Gambling experts have announced their concerns at finding out that UK-based players are able to use PayPal while depositing at online casinos to bypass daily limits on their debit cards.
Recent research has shown that some problem gamblers in the UK have been able to use PayPal to continue gambling – even when their daily spending limit on their debit card has been reached.
The ‘glitch’ is possible due to the way in which PayPal processes payments. While – when using PayPal, transactions are usually instant, PayPal don’t actually pay merchants the money until after at least 24 hours. Over the weekends and bank holidays, this time-frame can increase even more.
When users create a PayPal account, they’re given the option to add a funding source. Most players choose to add a Debit/Credit Card for convenience purposes – but you can open a PayPal account with nothing more than a Bank Account, and this is where the problem stems from.
If players make a deposit at an online casino, and have insufficient funds in their PayPal account, PayPal automatically uses the next funding method available. If no Debit or Credit Card has been added, this is the player’s bank account – and this means that funds deposited, may not be deducted from the gambler’s bank account until the following day, or the next working day, if the transaction takes place over the weekend.
Gambling Experts Are Concerned Problem Gamblers Are Spending More Than They Can Afford
Henrietta Bowden-Jones – a former psychiatrist, and founder of the National Problem Gambling Clinic – has personal experience dealing with problem gamblers who’ve used PayPal to amass huge debts.
She said: “The first time I ever heard about a gambler using PayPal to pay for online gambling occurred about two weeks ago in clinic, when a young man came accompanied by one of his parents.
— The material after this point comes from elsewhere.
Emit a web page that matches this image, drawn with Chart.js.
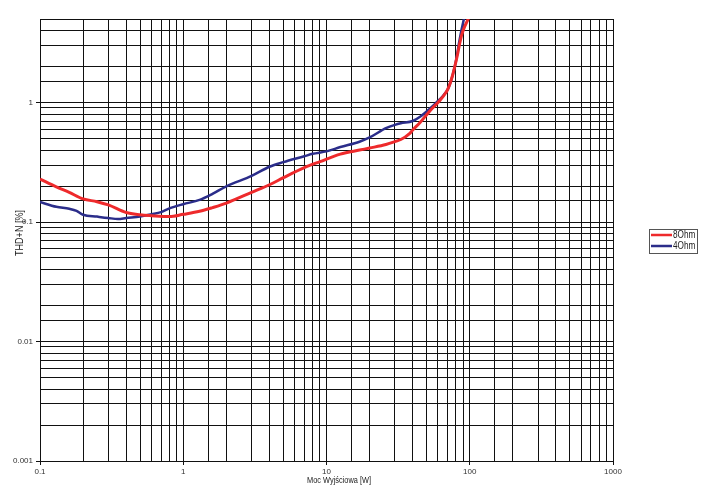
<!DOCTYPE html>
<html>
<head>
<meta charset="utf-8">
<script src="https://cdn.jsdelivr.net/npm/chart.js@4/dist/chart.umd.min.js"></script>
<style>
  html, body { margin: 0; padding: 0; background: #fff; }
  #wrap { width: 705px; height: 486px; position: relative; }
</style>
</head>
<body>
<div id="wrap"><canvas id="c" width="705" height="486"></canvas></div>
<script>
// ---- data ----
const seriesNames = ['8Ohm', '4Ohm'];
const power8 = [0.1, 0.13, 0.16, 0.2, 0.25, 0.3, 0.4, 0.5, 0.6, 0.8, 1, 1.3, 1.6, 2, 3, 4, 5, 7, 9, 12.5, 17, 20, 26, 30, 33, 38, 40, 45, 50, 55, 60, 63, 66, 70, 73, 76, 79, 82, 85, 88, 92, 96, 99];
const thd8   = [0.229, 0.197, 0.177, 0.156, 0.148, 0.139, 0.120, 0.115, 0.113, 0.111, 0.116, 0.123, 0.132, 0.144, 0.177, 0.205, 0.235, 0.285, 0.32, 0.37, 0.40, 0.416, 0.445, 0.47, 0.49, 0.55, 0.59, 0.68, 0.79, 0.90, 1.0, 1.07, 1.15, 1.28, 1.45, 1.7, 2.05, 2.5, 3.1, 3.7, 4.3, 4.8, 5.2];
const power4 = [0.1, 0.13, 0.16, 0.18, 0.2, 0.25, 0.3, 0.35, 0.4, 0.5, 0.6, 0.7, 0.8, 1, 1.3, 1.6, 2, 3, 4, 5, 7, 8, 10, 12.5, 17, 20, 26, 30, 33, 40, 45, 50, 55, 60, 63, 66, 70, 73, 76, 79, 82, 84, 87, 90, 92];
const thd4   = [0.147, 0.134, 0.129, 0.124, 0.115, 0.111, 0.108, 0.106, 0.108, 0.111, 0.116, 0.121, 0.13, 0.141, 0.153, 0.172, 0.199, 0.243, 0.29, 0.317, 0.355, 0.372, 0.39, 0.424, 0.47, 0.51, 0.61, 0.65, 0.67, 0.70, 0.76, 0.84, 0.93, 1.03, 1.09, 1.16, 1.28, 1.45, 1.7, 2.05, 2.6, 3.1, 3.9, 4.7, 5.3];
const xTickLabels = ['0.1', '1', '10', '100', '1000'];
const yTickLabels = ['0.001', '0.01', '0.1', '1'];
const xTitle = 'Moc Wyjściowa [W]';
const yTitle = 'THD+N [%]';
const colors = ['#ee2a2c', '#2b2d8a'];

const FONT = "'Liberation Sans', Arial, sans-serif";

function isDecade(v) {
  const l = Math.log10(v);
  return Math.abs(l - Math.round(l)) < 1e-9;
}
function labelFor(v, list) {
  if (!isDecade(v)) return '';
  const e = Math.round(Math.log10(v));
  const found = list.find(s => Math.abs(Math.log10(parseFloat(s)) - e) < 1e-9);
  return found || '';
}
const tickColorFn = (ctx) => (ctx.tick && isDecade(ctx.tick.value)) ? '#111' : 'rgba(0,0,0,0)';

// draw narrow (condensed) text by scaling a regular face horizontally
function narrowText(ctx, text, x, y, size, align) {
  ctx.save();
  ctx.translate(x, y);
  ctx.scale(0.82, 1);
  ctx.font = size + 'px ' + FONT;
  ctx.textAlign = align;
  ctx.textBaseline = 'middle';
  ctx.fillText(text, 0, 0);
  ctx.restore();
}

const titlesAndLegend = {
  id: 'titlesAndLegend',
  afterDraw(chart) {
    const ctx = chart.ctx;
    ctx.save();
    ctx.fillStyle = '#222';
    narrowText(ctx, xTitle, 339, 480.5, 9, 'center');
    ctx.save();
    ctx.translate(20, 233);
    ctx.rotate(-Math.PI / 2);
    narrowText(ctx, yTitle, 0, 0, 11, 'center');
    ctx.restore();
    // legend box
    const bx = 649.5, by = 229.5, bw = 48, bh = 24;
    ctx.strokeStyle = '#555';
    ctx.lineWidth = 1;
    ctx.strokeRect(bx, by, bw, bh);
    chart.data.datasets.forEach((ds, i) => {
      const y = 235 + i * 11;
      ctx.strokeStyle = ds.borderColor;
      ctx.lineWidth = 2.5;
      ctx.beginPath();
      ctx.moveTo(651, y);
      ctx.lineTo(672, y);
      ctx.stroke();
      ctx.fillStyle = '#222';
      narrowText(ctx, ds.label, 673, y + 0.5, 10, 'left');
    });
    ctx.restore();
  }
};

new Chart(document.getElementById('c'), {
  type: 'line',
  data: {
    datasets: [
      {
        label: seriesNames[0],
        data: power8.map((p, i) => ({ x: p, y: thd8[i] })),
        borderColor: colors[0],
        borderWidth: 3,
        pointRadius: 0,
        cubicInterpolationMode: 'monotone',
        fill: false
      },
      {
        label: seriesNames[1],
        data: power4.map((p, i) => ({ x: p, y: thd4[i] })),
        borderColor: colors[1],
        borderWidth: 2.5,
        pointRadius: 0,
        cubicInterpolationMode: 'monotone',
        fill: false
      }
    ]
  },
  options: {
    responsive: false,
    animation: false,
    events: [],
    layout: { padding: { top: 19, right: 92, bottom: 0, left: 0 } },
    plugins: {
      legend: { display: false },
      tooltip: { enabled: false },
      title: { display: false }
    },
    scales: {
      x: {
        type: 'logarithmic',
        min: 0.1,
        max: 1000,
        afterFit(scale) { scale.height = 25; },
        grid: { color: '#111', lineWidth: 1, tickLength: 4, tickColor: tickColorFn },
        border: { color: '#111', width: 1 },
        ticks: {
          autoSkip: false,
          maxRotation: 0,
          padding: 2,
          color: '#333',
          font: { family: FONT, size: 8 },
          callback(v) { return labelFor(v, xTickLabels); }
        }
      },
      y: {
        type: 'logarithmic',
        min: 0.001,
        max: 5,
        afterFit(scale) { scale.width = 40; },
        grid: { color: '#111', lineWidth: 1, tickLength: 4, tickColor: tickColorFn },
        border: { color: '#111', width: 1 },
        ticks: {
          autoSkip: false,
          padding: 3,
          color: '#333',
          font: { family: FONT, size: 8 },
          callback(v) { return labelFor(v, yTickLabels); }
        }
      }
    }
  },
  plugins: [titlesAndLegend]
});
</script>
</body>
</html>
The patient was 20 years old, with no savings.
“He had been online gambling, had reached his limit on his bank card but somehow managed to withdraw by direct debit £2,000 every few minutes to continue gambling while his parents were asleep next door. When they woke up the next day, he had lost £150,000.”
This is, in no means an isolated case.
Stephanie Bramley – a University researcher of King’s College London – told sources that she was ‘all too aware’ of students transferring their student loans to their PayPal accounts, so that they could gamble, without the worry of university staff finding out about their gambling transactions.
Matt Zarb-Cousin – the co-founder of Gamban, a popular software app used to block access to gambling websites also commented on Henrietta’s findings, saying: “There is a lag and that lag is what Henrietta was talking about with the 20-year-old patient. The fact he had spent money he did not have. PayPal has no limit on it with regards to gambling, so it won’t recognize previous transactions made until it’s too late.”
Thankfully, most online casinos do require funds to be made using funds actually available inside a PayPal balance in order for the deposit to be accepted – but it’s clear there are cases where this isn’t being enforced.
PayPal, this week, issued a statement, saying:
“We cannot comment on individual cases. However, we are urgently looking into these reports and take them very seriously. Our team has already reviewed the controls we have in place to identify and block problem gambling, and changes have been made to tighten the rules that govern these payments.”
Whether we’ll see regulatory action as a result of the findings remains to be seen – but it’s evident that this is a problem, and if even one problem gambler is able to use it to gamble funds he or she doesn’t have, then it’s clear it’s a loophole that needs to be fixed.